Joe shot a look at Sammy, who clapped a hand to his forehead.

“Oy,” he said.

“What?”

“He flies, huh?”

“Something wrong with that? Frank says this is all about wishful figments.”

“Huh?”

“Wishful figments. You know, like it’s all what some little kid wishes he could do. Like for you, hey, you don’t want to have a gimpy leg no more. So, boom, you give your guy a magic key and he can walk.”

“Huh.” Sammy had not chosen to look at the process of character creation in quite so stark a manner. He wondered what other wishes he might have subsumed unknowingly into the character of lame Tom Mayflower.

“I always wished I could fly,” Davy said. “I guess a lot of guys must have wished that.”

“It’s a common fantasy, yeah.” “It seems to me that makes it something you can’t have too many of,” Jerry Glovsky put in.

“All right, then, so he can fly.” Sammy looked at Joe. “Joe?”

Joe glanced up briefly from his work. “Why.

“Why?” Sammy nodded. “Why can he fly? Why does he want to? And how come he uses his power of flight to fight crime? Why doesn’t he just become the world’s best second-story man?”

Davy rolled his eyes. “What is this, comic book catechism? I don’t know.”

“Take one thing at a time. How does he do it?”

“I don’t know.”

“Stop saying you don’t know.”

“He has big wings.”

“Think of something else. A rocket pack? Antigravity boots? An autogyro hat? Mythological powers of the winds? Interstellar dust? Blood transfusion from a bee? Hydrogen in his veins?”

“Slow down, slow down,” Davy said. “Jesus, Sam.”

“I’m good at this shit. Are you scared?”

“Just embarrassed for you.” “Take a number. Okay, it’s a fluid. An antigravity fluid in his veins, he has this little machine he wears on his chest that pumps the stuff into him.”

“He does.”

“Yeah, he needs the stuff to stay alive, see? The flying part is just a, like an unexpected side benefit. He’s a scientist. A doctor. He was working on some kind of, say, artificial blood. For the battlefield, you know. Synth-O-Blood, it’s called. Maybe it’s, shit, I don’t know, maybe it’s made out of ground-up iron meteorites from outer space. Because blood is iron-based. Whatever. But then some criminal types, no, some enemy spies, they break into his laboratory and try to steal it. When he won’t let them, they shoot him and his girl and leave them for dead. It’s too late for the girl, okay, how sad, but our guy manages to get himself hooked up to this pump thing just before he dies. I mean, he does die, medically speaking, but this stuff, this liquid meteorite, it brings him back from the very brink. And when he comes to—”

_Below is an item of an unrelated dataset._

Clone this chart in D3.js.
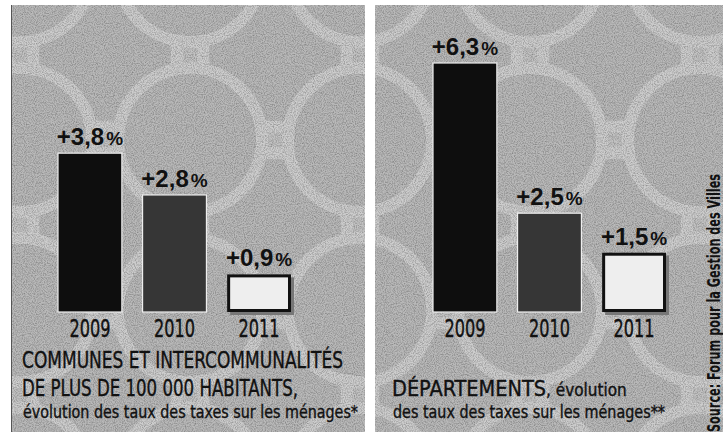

“He can fly!” Davy looked happily around the room.

“He can fly, and he goes after the spies that killed his girl, and now he can really do what he always wanted to, which was help the forces of democracy and peace. But he can never forget that he has a weakness, that without his Synth-O-Blood pump, he’s a dead man. He can never stop being … being …” Sammy snapped his fingers, searching for a name.

“Almost Dead Flying Guy,” suggested Jerry.

“Blood Man,” said Julie.

“The Swift,” Marty Gold said. “Fastest bird in the world.”

“I draw really nice wings,” said Davy O’Dowd. “Nice and feathery.”

“Oh, all right, damn it,” Sammy said. “They can just be there for show. We’ll call him the Swift.”

“I like it.”

“He can never stop being the Swift,” Sammy said. “Not for one goddamned minute of the day.” He stopped and rubbed his mouth with the back of his hand. His throat was sore and his lips were dry and he felt as if he had been talking for a week. Jerry, Marty, and Davy all looked at one another, and then Jerry got down from his stool and went into his bedroom. When he came out, he was carrying an old Remington typewriter.

“When you’re done with Davy’s, do mine,” he said.

 


 *represents a tiny percentage of the book, reproduced with the intent of educational purpose and discussion.